Throughout my travels, I have discovered that the people who are most likely to believe in the urgency of addressing climate change, are those who live in environments which are very sensitive to the effects of the change. For example those who live on the boundaries of climate zones, or near large glaciers – very sensitive to the global temperature. One of these groups is, of course, small island nations who have noticed their territory slowly shrinking as the sea level rises. Older readers of this website may recall a rather terrible Kevin Costner film called Waterworld which was set in a future Earth where the sea level had risen enough to cover almost all of the Earth’s land area. Is such a scenario really possible?

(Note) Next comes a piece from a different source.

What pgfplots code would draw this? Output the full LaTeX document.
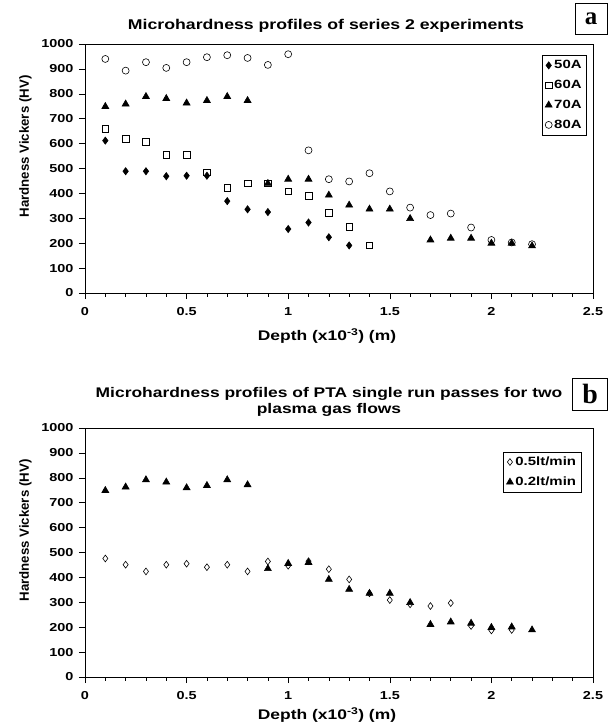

Archimedes’ principle states: Any object, wholly or partly immersed in a fluid, is buoyed up by a force equal to the weight of the fluid displaced by the object.
So, if you have a block of ice floating in some water, when it melts, the water level neither rises nor falls (think about that for a while… I have a funny feeling that that statement is going to generate a few comments). What does this mean in terms of sea-levels though? This means that when arctic sea ice melts, as it has been more and more prone to do lately, the sea level doesn’t change. However, it is important to note that most of the world’s ice isn’t contained in arctic sea ice. The antarctic leads the way, followed by Greenland, then the Andes. All three of these bodies of ice are supported on land. That means that if that ice melts, when it eventually gets to the sea, the sea level will rise.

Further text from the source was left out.